┏━━

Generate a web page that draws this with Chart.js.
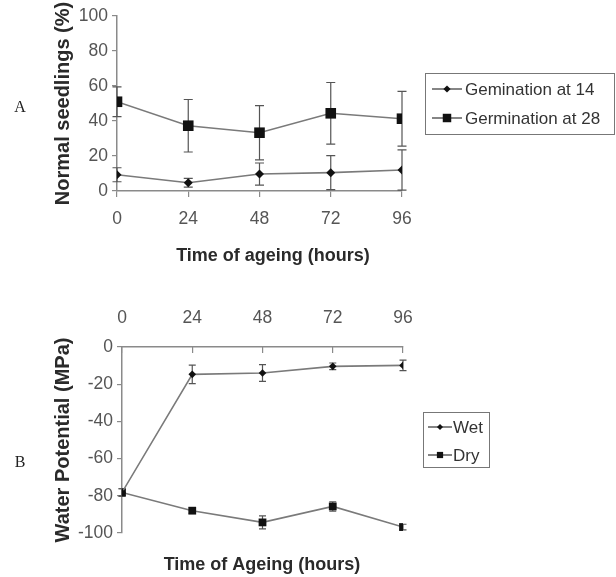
<!DOCTYPE html>
<html lang="en">
<head>
    <meta charset="UTF-8">
    <title>Ageing charts</title>
    <script src="https://cdn.jsdelivr.net/npm/chart.js@4.4.0/dist/chart.umd.min.js"></script>
    <style>
        body { margin: 0; background: #fff; }
        #wrap { position: relative; width: 616px; height: 577px; }
        #chartA { position: absolute; left: 0; top: 0; }
        #chartB { position: absolute; left: 0; top: 288px; }
    </style>
</head>
<body>
    <div id="wrap">
        <canvas id="chartA" width="616" height="288"></canvas>
        <canvas id="chartB" width="616" height="289"></canvas>
    </div>
<script>
    // ---- data ----
    const hours = [0, 24, 48, 72, 96];

    // panel A : normal seedlings (%)
    const germ14 = [9.3, 4.7, 9.7, 10.5, 12];
    const germ14Err = [4, 2.5, 6.3, 9.7, 11.5];
    const germ28 = [51, 37.3, 33.3, 44.4, 41.3];
    const germ28Err = [8.5, 15, 15.5, 17.6, 15.6];

    // panel B : water potential (MPa)
    const wet = [-78.2, -14.7, -14, -10.4, -9.9];
    const wetErr = [2, 5, 4.5, 1.8, 2.8];
    const dry = [-78.2, -88, -94.3, -85.7, -96.8];
    const dryErr = [2, 1.5, 3.5, 2.5, 1.5];

    const SANS = "'Liberation Sans', Arial, sans-serif";
    const AXIS = '#8a8a8a';
    const LINE = '#7a7a7a';

    const pts = (vals) => vals.map((v, i) => ({ x: hours[i], y: v }));

    // error bars drawn through the chart scales
    const errorBars = {
        id: 'errorBars',
        beforeDatasetsDraw(chart, args, opts) {
            const { ctx, scales: { x, y } } = chart;
            ctx.save();
            ctx.strokeStyle = opts.color || '#555';
            ctx.lineWidth = 1.2;
            chart.data.datasets.forEach(ds => {
                if (!ds.errors) return;
                ds.data.forEach((p, j) => {
                    const e = ds.errors[j];
                    const px = x.getPixelForValue(p.x);
                    const t = y.getPixelForValue(p.y + e);
                    const b = y.getPixelForValue(p.y - e);
                    const c = opts.cap || 4;
                    ctx.beginPath();
                    ctx.moveTo(px, t); ctx.lineTo(px, b);
                    ctx.moveTo(px - c, t); ctx.lineTo(px + c, t);
                    ctx.moveTo(px - c, b); ctx.lineTo(px + c, b);
                    ctx.stroke();
                });
            });
            ctx.restore();
        }
    };

    // boxed legend, plus panel letter and bottom axis title
    const extras = {
        id: 'extras',
        afterDraw(chart, args, o) {
            const ctx = chart.ctx;
            ctx.save();
            // legend box
            const L = o.legend;
            ctx.strokeStyle = '#777';
            ctx.lineWidth = 1;
            ctx.strokeRect(L.x + 0.5, L.y + 0.5, L.w, L.h);
            chart.data.datasets.forEach((ds, i) => {
                const cy = L.y + L.rows[i];
                ctx.strokeStyle = '#333';
                ctx.lineWidth = 1.2;
                ctx.beginPath();
                ctx.moveTo(L.x + L.lineX0, cy);
                ctx.lineTo(L.x + L.lineX1, cy);
                ctx.stroke();
                ctx.fillStyle = '#111';
                Chart.helpers.drawPoint(ctx, {
                    pointStyle: ds.pointStyle,
                    radius: ds.pointRadius * 0.8,
                    rotation: 0,
                    borderWidth: 0
                }, L.x + (L.lineX0 + L.lineX1) / 2, cy);
                ctx.fillStyle = '#333';
                ctx.font = L.font;
                ctx.textBaseline = 'middle';
                ctx.textAlign = 'left';
                ctx.fillText(ds.label, L.x + L.textX, cy + 1);
            });
            // panel letter
            ctx.fillStyle = '#222';
            ctx.font = "16px 'Liberation Serif', serif";
            ctx.textAlign = 'center';
            ctx.textBaseline = 'middle';
            ctx.fillText(o.letter.text, o.letter.x, o.letter.y);
            // x-axis title below the plot
            ctx.fillStyle = '#2a2a2a';
            ctx.font = "bold 18px " + SANS;
            ctx.fillText(o.xTitle.text, o.xTitle.x, o.xTitle.y);
            ctx.restore();
        }
    };

    function baseScales(xPos, yMin, yMax, yTitle, yWidth, xTick) {
        return {
            x: {
                type: 'linear', position: xPos, min: 0, max: 96,
                ticks: { stepSize: 24, color: '#555', padding: xTick.pad, font: { family: SANS, size: 17.5 } },
                grid: { drawOnChartArea: false, tickLength: xTick.len, color: AXIS, lineWidth: 1.2 },
                border: { color: AXIS, width: 1.5 },
                afterFit: s => { s.height = 40; }
            },
            y: {
                min: yMin, max: yMax,
                ticks: { stepSize: 20, color: '#555', padding: 4, font: { family: SANS, size: 17.5 } },
                grid: { drawOnChartArea: false, tickLength: 5, color: AXIS, lineWidth: 1.2 },
                border: { color: AXIS, width: 1.5 },
                title: { display: true, text: yTitle, color: '#2a2a2a', padding: 11, font: { family: SANS, size: 20, weight: 'bold' } },
                afterFit: s => { s.width = yWidth; }
            }
        };
    }

    function series(label, vals, errs, style, r) {
        return {
            label: label, data: pts(vals), errors: errs,
            borderColor: LINE, borderWidth: 1.6, tension: 0,
            pointStyle: style, pointRadius: r,
            pointBackgroundColor: '#111', pointBorderColor: '#111', pointBorderWidth: 0
        };
    }

    new Chart(document.getElementById('chartA'), {
        type: 'line',
        data: {
            datasets: [
                series('Gemination at 14', germ14, germ14Err, 'rectRot', 4.5),
                series('Germination at 28', germ28, germ28Err, 'rect', 7.5)
            ]
        },
        options: {
            responsive: false, animation: false,
            layout: { padding: { left: 40, right: 214, top: 16, bottom: 57 } },
            scales: baseScales('bottom', 0, 100, 'Normal seedlings (%)', 77, { len: 6, pad: 11.5 }),
            plugins: {
                legend: { display: false }, tooltip: { enabled: false },
                errorBars: { color: '#555', cap: 4.5 },
                extras: {
                    legend: { x: 425, y: 73, w: 189, h: 61, rows: [16, 45], lineX0: 7, lineX1: 37, textX: 40, font: "17px " + SANS },
                    letter: { text: 'A', x: 20, y: 108 },
                    xTitle: { text: 'Time of ageing (hours)', x: 273, y: 256 }
                }
            }
        },
        plugins: [errorBars, extras]
    });

    new Chart(document.getElementById('chartB'), {
        type: 'line',
        data: {
            datasets: [
                series('Wet', wet, wetErr, 'rectRot', 3.8),
                series('Dry', dry, dryErr, 'rect', 5.5)
            ]
        },
        options: {
            responsive: false, animation: false,
            layout: { padding: { left: 40, right: 213, top: 19, bottom: 44 } },
            scales: baseScales('top', -100, 0, 'Water Potential (MPa)', 82, { len: -6, pad: 24.5 }),
            plugins: {
                legend: { display: false }, tooltip: { enabled: false },
                errorBars: { color: '#555', cap: 3.5 },
                extras: {
                    legend: { x: 423, y: 124, w: 66, h: 55, rows: [15, 43], lineX0: 5, lineX1: 29, textX: 30, font: "17px " + SANS },
                    letter: { text: 'B', x: 20, y: 175 },
                    xTitle: { text: 'Time of Ageing (hours)', x: 262, y: 277 }
                }
            }
        },
        plugins: [errorBars, extras]
    });
</script>
</body>
</html>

┗━━

### Objective
Transcribe the full listing above exactly as it stands, minus the pictures.

### The response
Generate a web page that draws this with Chart.js.
<!DOCTYPE html>
<html lang="en">
<head>
    <meta charset="UTF-8">
    <title>Ageing charts</title>
    <script src="https://cdn.jsdelivr.net/npm/chart.js@4.4.0/dist/chart.umd.min.js"></script>
    <style>
        body { margin: 0; background: #fff; }
        #wrap { position: relative; width: 616px; height: 577px; }
        #chartA { position: absolute; left: 0; top: 0; }
        #chartB { position: absolute; left: 0; top: 288px; }
    </style>
</head>
<body>
    <div id="wrap">
        <canvas id="chartA" width="616" height="288"></canvas>
        <canvas id="chartB" width="616" height="289"></canvas>
    </div>
<script>
    // ---- data ----
    const hours = [0, 24, 48, 72, 96];

    // panel A : normal seedlings (%)
    const germ14 = [9.3, 4.7, 9.7, 10.5, 12];
    const germ14Err = [4, 2.5, 6.3, 9.7, 11.5];
    const germ28 = [51, 37.3, 33.3, 44.4, 41.3];
    const germ28Err = [8.5, 15, 15.5, 17.6, 15.6];

    // panel B : water potential (MPa)
    const wet = [-78.2, -14.7, -14, -10.4, -9.9];
    const wetErr = [2, 5, 4.5, 1.8, 2.8];
    const dry = [-78.2, -88, -94.3, -85.7, -96.8];
    const dryErr = [2, 1.5, 3.5, 2.5, 1.5];

    const SANS = "'Liberation Sans', Arial, sans-serif";
    const AXIS = '#8a8a8a';
    const LINE = '#7a7a7a';

    const pts = (vals) => vals.map((v, i) => ({ x: hours[i], y: v }));

    // error bars drawn through the chart scales
    const errorBars = {
        id: 'errorBars',
        beforeDatasetsDraw(chart, args, opts) {
            const { ctx, scales: { x, y } } = chart;
            ctx.save();
            ctx.strokeStyle = opts.color || '#555';
            ctx.lineWidth = 1.2;
            chart.data.datasets.forEach(ds => {
                if (!ds.errors) return;
                ds.data.forEach((p, j) => {
                    const e = ds.errors[j];
                    const px = x.getPixelForValue(p.x);
                    const t = y.getPixelForValue(p.y + e);
                    const b = y.getPixelForValue(p.y - e);
                    const c = opts.cap || 4;
                    ctx.beginPath();
                    ctx.moveTo(px, t); ctx.lineTo(px, b);
                    ctx.moveTo(px - c, t); ctx.lineTo(px + c, t);
                    ctx.moveTo(px - c, b); ctx.lineTo(px + c, b);
                    ctx.stroke();
                });
            });
            ctx.restore();
        }
    };

    // boxed legend, plus panel letter and bottom axis title
    const extras = {
        id: 'extras',
        afterDraw(chart, args, o) {
            const ctx = chart.ctx;
            ctx.save();
            // legend box
            const L = o.legend;
            ctx.strokeStyle = '#777';
            ctx.lineWidth = 1;
            ctx.strokeRect(L.x + 0.5, L.y + 0.5, L.w, L.h);
            chart.data.datasets.forEach((ds, i) => {
                const cy = L.y + L.rows[i];
                ctx.strokeStyle = '#333';
                ctx.lineWidth = 1.2;
                ctx.beginPath();
                ctx.moveTo(L.x + L.lineX0, cy);
                ctx.lineTo(L.x + L.lineX1, cy);
                ctx.stroke();
                ctx.fillStyle = '#111';
                Chart.helpers.drawPoint(ctx, {
                    pointStyle: ds.pointStyle,
                    radius: ds.pointRadius * 0.8,
                    rotation: 0,
                    borderWidth: 0
                }, L.x + (L.lineX0 + L.lineX1) / 2, cy);
                ctx.fillStyle = '#333';
                ctx.font = L.font;
                ctx.textBaseline = 'middle';
                ctx.textAlign = 'left';
                ctx.fillText(ds.label, L.x + L.textX, cy + 1);
            });
            // panel letter
            ctx.fillStyle = '#222';
            ctx.font = "16px 'Liberation Serif', serif";
            ctx.textAlign = 'center';
            ctx.textBaseline = 'middle';
            ctx.fillText(o.letter.text, o.letter.x, o.letter.y);
            // x-axis title below the plot
            ctx.fillStyle = '#2a2a2a';
            ctx.font = "bold 18px " + SANS;
            ctx.fillText(o.xTitle.text, o.xTitle.x, o.xTitle.y);
            ctx.restore();
        }
    };

    function baseScales(xPos, yMin, yMax, yTitle, yWidth, xTick) {
        return {
            x: {
                type: 'linear', position: xPos, min: 0, max: 96,
                ticks: { stepSize: 24, color: '#555', padding: xTick.pad, font: { family: SANS, size: 17.5 } },
                grid: { drawOnChartArea: false, tickLength: xTick.len, color: AXIS, lineWidth: 1.2 },
                border: { color: AXIS, width: 1.5 },
                afterFit: s => { s.height = 40; }
            },
            y: {
                min: yMin, max: yMax,
                ticks: { stepSize: 20, color: '#555', padding: 4, font: { family: SANS, size: 17.5 } },
                grid: { drawOnChartArea: false, tickLength: 5, color: AXIS, lineWidth: 1.2 },
                border: { color: AXIS, width: 1.5 },
                title: { display: true, text: yTitle, color: '#2a2a2a', padding: 11, font: { family: SANS, size: 20, weight: 'bold' } },
                afterFit: s => { s.width = yWidth; }
            }
        };
    }

    function series(label, vals, errs, style, r) {
        return {
            label: label, data: pts(vals), errors: errs,
            borderColor: LINE, borderWidth: 1.6, tension: 0,
            pointStyle: style, pointRadius: r,
            pointBackgroundColor: '#111', pointBorderColor: '#111', pointBorderWidth: 0
        };
    }

    new Chart(document.getElementById('chartA'), {
        type: 'line',
        data: {
            datasets: [
                series('Gemination at 14', germ14, germ14Err, 'rectRot', 4.5),
                series('Germination at 28', germ28, germ28Err, 'rect', 7.5)
            ]
        },
        options: {
            responsive: false, animation: false,
            layout: { padding: { left: 40, right: 214, top: 16, bottom: 57 } },
            scales: baseScales('bottom', 0, 100, 'Normal seedlings (%)', 77, { len: 6, pad: 11.5 }),
            plugins: {
                legend: { display: false }, tooltip: { enabled: false },
                errorBars: { color: '#555', cap: 4.5 },
                extras: {
                    legend: { x: 425, y: 73, w: 189, h: 61, rows: [16, 45], lineX0: 7, lineX1: 37, textX: 40, font: "17px " + SANS },
                    letter: { text: 'A', x: 20, y: 108 },
                    xTitle: { text: 'Time of ageing (hours)', x: 273, y: 256 }
                }
            }
        },
        plugins: [errorBars, extras]
    });

    new Chart(document.getElementById('chartB'), {
        type: 'line',
        data: {
            datasets: [
                series('Wet', wet, wetErr, 'rectRot', 3.8),
                series('Dry', dry, dryErr, 'rect', 5.5)
            ]
        },
        options: {
            responsive: false, animation: false,
            layout: { padding: { left: 40, right: 213, top: 19, bottom: 44 } },
            scales: baseScales('top', -100, 0, 'Water Potential (MPa)', 82, { len: -6, pad: 24.5 }),
            plugins: {
                legend: { display: false }, tooltip: { enabled: false },
                errorBars: { color: '#555', cap: 3.5 },
                extras: {
                    legend: { x: 423, y: 124, w: 66, h: 55, rows: [15, 43], lineX0: 5, lineX1: 29, textX: 30, font: "17px " + SANS },
                    letter: { text: 'B', x: 20, y: 175 },
                    xTitle: { text: 'Time of Ageing (hours)', x: 262, y: 277 }
                }
            }
        },
        plugins: [errorBars, extras]
    });
</script>
</body>
</html>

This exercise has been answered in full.